With these characteristics: None
White-Cedar, Northern or E. Arborvitae
Cupressaceae - Cypress
Leaves: Small; scale-like; flattened along twig in pairs; yellow-green to green; evergreen.
Twigs/buds: Twigs slender; covered by foliage; arranged mostly in horizontally flattened or drooping sprays. Buds very small; indistinct; not useful for identification purposes.
Flowers/fruit: Monoecious. Fruit a cone; 1/3" to 1/2" long; upright; 4 fertile scales plus several infertile scales; matures in one season.
Bark: Thin; narrow, interlacing ridges; red-brown to gray-brown; fibrous.
Wood: Moderately important; sapwood nearly white and thin; heartwood light brown; light weight; very resistant to decay; used for poles, railroad ties, fence posts, fencing, lumber.
General: Native to northeast U.S., Lake States, Appalachian Mountains, and southern Canada. Not a true cedar. Medium to fairly large tree, medium to slow growth. Often found in swampy areas. Intermediate shade tolerance. Prefers abundant water, but may survive on drier sites.
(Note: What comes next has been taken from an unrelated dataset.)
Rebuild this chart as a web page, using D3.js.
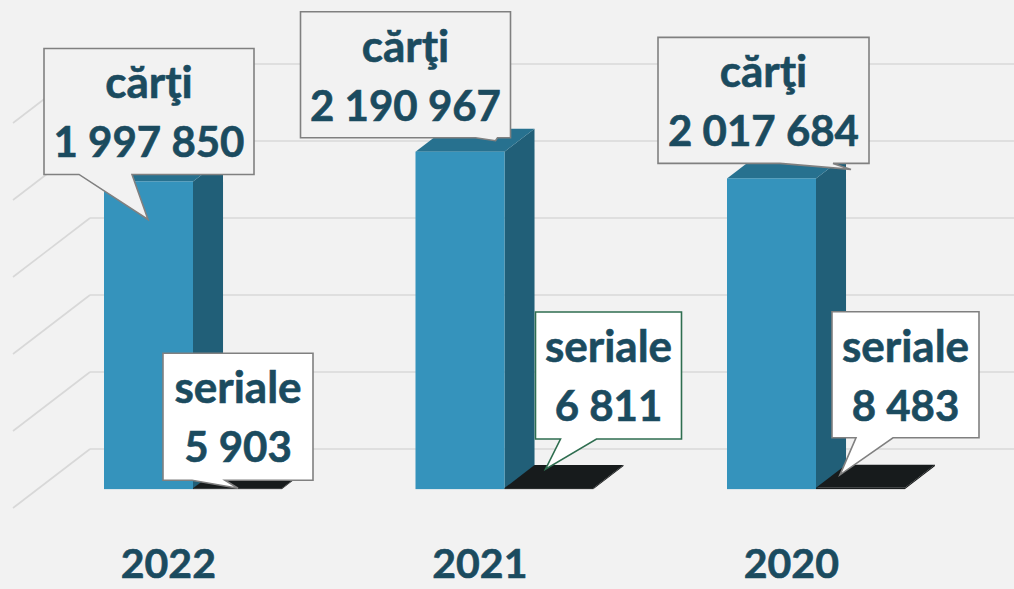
<!DOCTYPE html>
<html>
<head>
<meta charset="utf-8">
<script src="https://cdn.jsdelivr.net/npm/d3@7"></script>
<style>
  html, body { margin: 0; padding: 0; background: #f2f2f2; overflow: hidden; }
</style>
</head>
<body>
<div id="chart"></div>
<script>

// Data
var years = ['2022', '2021', '2020'];
var seriesNames = ['cărţi', 'seriale'];
var cartiValues = [1997850, 2190967, 2017684];
var serialeValues = [5903, 6811, 8483];
var tickValues = [0, 500000, 1000000, 1500000, 2000000, 2500000];

// Callout placement (offsets from the bar's front top-left corner)
var calloutLayout = {
  'cărţi': [
    { dx: -60, dy: -133, w: 210, h: 126, b1: 35, b2: 88, tx: 104, ty: 171 },
    { dx: -115, dy: -140, w: 210, h: 126, b1: 175, b2: 197, tx: 195, ty: 129 },
    { dx: -69, dy: -141, w: 211, h: 126, b1: 122, b2: 175, tx: 193, ty: 132 }
  ],
  'seriale': [
    { dx: -30, dy: -135, w: 150, h: 127, b1: 29, b2: 62, tx: 75, ty: 135 },
    { dx: 31, dy: -176, w: 146, h: 127, b1: 25, b2: 61, tx: 10, ty: 157 },
    { dx: 16, dy: -176, w: 147, h: 126, b1: 24, b2: 61, tx: 8, ty: 163 }
  ]
};

var attrs = {
  svgWidth: 1014,
  svgHeight: 589,
  background: '#f2f2f2',
  gridColor: '#d8d8d8',
  textColor: '#1b4b5f',
  font: 'Lato, Carlito, Calibri, sans-serif',
  depthX: 77,        // full floor depth, projected
  depthY: -59,
  barFrontZ: 0.32,   // depth of bar front plane (0 = floor front, 1 = back wall)
  barDepthZ: 0.39,
  wallLeft: 90,
  colors: {
    'cărţi': { front: '#3593bc', side: '#215f78', top: '#27718f', stroke: '#808080', fill: '#f2f2f2' },
    'seriale': { front: '#1a1e1f', side: '#101313', top: '#171b1c', stroke: '#808080', fill: '#ffffff' }
  },
  calloutStroke: ['#808080', '#2f6e50', '#808080']
};

var values = { 'cărţi': cartiValues, 'seriale': serialeValues };

var fmt = d3.formatLocale({ decimal: ',', thousands: ' ', grouping: [3], currency: ['', ''] }).format(',d');

//Scales
var scales = {};

// value scale on the back wall
scales.yBack = d3.scaleLinear()
  .domain([0, 2500000])
  .range([449, 64]);

// categories on the bar front plane
scales.x = d3.scaleBand()
  .domain(years)
  .range([37.25, 971.75])
  .paddingInner(0.4286)
  .paddingOuter(0.2143);

scales.xSeries = d3.scaleBand()
  .domain(seriesNames)
  .range([0, scales.x.bandwidth()]);

// projection helpers
function shift(z) {
  return { x: -(1 - z) * attrs.depthX, y: -(1 - z) * attrs.depthY };
}
var front = shift(attrs.barFrontZ);
var barDx = attrs.barDepthZ * attrs.depthX;
var barDy = attrs.barDepthZ * attrs.depthY;
function yFront(v) { return scales.yBack(v) + front.y; }

var svg = d3.select('#chart').append('svg')
  .attr('width', attrs.svgWidth)
  .attr('height', attrs.svgHeight)
  .attr('font-family', attrs.font);

svg.append('rect')
  .attr('width', attrs.svgWidth)
  .attr('height', attrs.svgHeight)
  .attr('fill', attrs.background);

//Gridlines: back wall + side wall
var grid = svg.append('g').attr('class', 'grid');

grid.selectAll('.back-line')
  .data(tickValues)
  .enter().append('line')
  .attr('class', 'back-line')
  .attr('x1', attrs.wallLeft)
  .attr('x2', attrs.svgWidth)
  .attr('y1', d => scales.yBack(d))
  .attr('y2', d => scales.yBack(d))
  .attr('stroke', attrs.gridColor)
  .attr('stroke-width', 1.6);

grid.selectAll('.side-line')
  .data(tickValues)
  .enter().append('line')
  .attr('class', 'side-line')
  .attr('x1', attrs.wallLeft)
  .attr('x2', attrs.wallLeft - attrs.depthX)
  .attr('y1', d => scales.yBack(d))
  .attr('y2', d => scales.yBack(d) - attrs.depthY)
  .attr('stroke', attrs.gridColor)
  .attr('stroke-width', 1.6);

//Bars
var bars = [];
years.forEach(function (year, i) {
  seriesNames.forEach(function (s) {
    bars.push({ year: year, i: i, series: s, value: values[s][i] });
  });
});

var barGroups = svg.append('g').attr('class', 'bars')
  .selectAll('g')
  .data(bars)
  .enter().append('g');

barGroups.each(function (d) {
  var g = d3.select(this);
  var c = attrs.colors[d.series];
  var x0 = scales.x(d.year) + scales.xSeries(d.series);
  var x1 = x0 + scales.xSeries.bandwidth();
  var yTop = yFront(d.value);
  var yBase = yFront(0);
  d.x0 = x0;
  d.yTop = yTop;

  // side face
  g.append('path')
    .attr('d', 'M' + [x1, yTop] + 'L' + [x1 + barDx, yTop + barDy] + 'L' + [x1 + barDx, yBase + barDy] + 'L' + [x1, yBase] + 'Z')
    .attr('fill', c.side);

  // top face
  g.append('path')
    .attr('d', 'M' + [x0, yTop] + 'L' + [x0 + barDx, yTop + barDy] + 'L' + [x1 + barDx, yTop + barDy] + 'L' + [x1, yTop] + 'Z')
    .attr('fill', c.top);

  // front face
  g.append('rect')
    .attr('x', x0)
    .attr('y', yTop)
    .attr('width', x1 - x0)
    .attr('height', Math.max(yBase - yTop, 0))
    .attr('fill', c.front);
});

//Category labels, sitting in front of the floor
var labelShift = shift(0);
svg.append('g').attr('class', 'x-labels')
  .selectAll('text')
  .data(years)
  .enter().append('text')
  .attr('x', d => scales.x(d) + scales.x.bandwidth() / 2 + (labelShift.x - front.x))
  .attr('y', 578)
  .attr('text-anchor', 'middle')
  .attr('font-size', 41)
  .attr('font-weight', 700)
  .attr('fill', attrs.textColor)
  .attr('stroke', attrs.textColor)
  .attr('stroke-width', 0.6)
  .text(d => d);

//Callouts
var callouts = svg.append('g').attr('class', 'callouts')
  .selectAll('g')
  .data(bars)
  .enter().append('g')
  .attr('transform', function (d) {
    var l = calloutLayout[d.series][d.i];
    return 'translate(' + (d.x0 + l.dx) + ',' + (d.yTop + l.dy) + ')';
  });

callouts.append('path')
  .attr('d', function (d) {
    var l = calloutLayout[d.series][d.i];
    return 'M0,0H' + l.w + 'V' + l.h + 'H' + l.b2 + 'L' + l.tx + ',' + l.ty + 'L' + l.b1 + ',' + l.h + 'H0Z';
  })
  .attr('fill', d => attrs.colors[d.series].fill)
  .attr('stroke', d => d.series === 'seriale' ? attrs.calloutStroke[d.i] : attrs.colors[d.series].stroke)
  .attr('stroke-width', 1.6)
  .attr('stroke-linejoin', 'miter');

callouts.append('text')
  .attr('x', d => calloutLayout[d.series][d.i].w / 2)
  .attr('y', 50)
  .attr('text-anchor', 'middle')
  .attr('font-size', 44)
  .attr('font-weight', 700)
  .attr('fill', attrs.textColor)
  .attr('stroke', attrs.textColor)
  .attr('stroke-width', 0.6)
  .text(d => d.series);

callouts.append('text')
  .attr('x', d => calloutLayout[d.series][d.i].w / 2)
  .attr('y', 109)
  .attr('text-anchor', 'middle')
  .attr('font-size', 42)
  .attr('font-weight', 700)
  .attr('fill', attrs.textColor)
  .attr('stroke', attrs.textColor)
  .attr('stroke-width', 0.6)
  .text(d => fmt(d.value));

</script>
</body>
</html>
Landscape Use: More commonly planted in Utah in the past than now, though these are very desirable trees. Many different canopy forms are available, from shrubby, to large pyramidal, to weeping. Good as hedge, visual screen, windbreak, or as specimen trees. Cold hardy but may need protection on harsh, dry, windy sites. Does not like extreme heat and dry conditions. Few insect or disease problems. Deer love feeding on the foliage and will denude lower branches if they have access to them. Zones 2-8.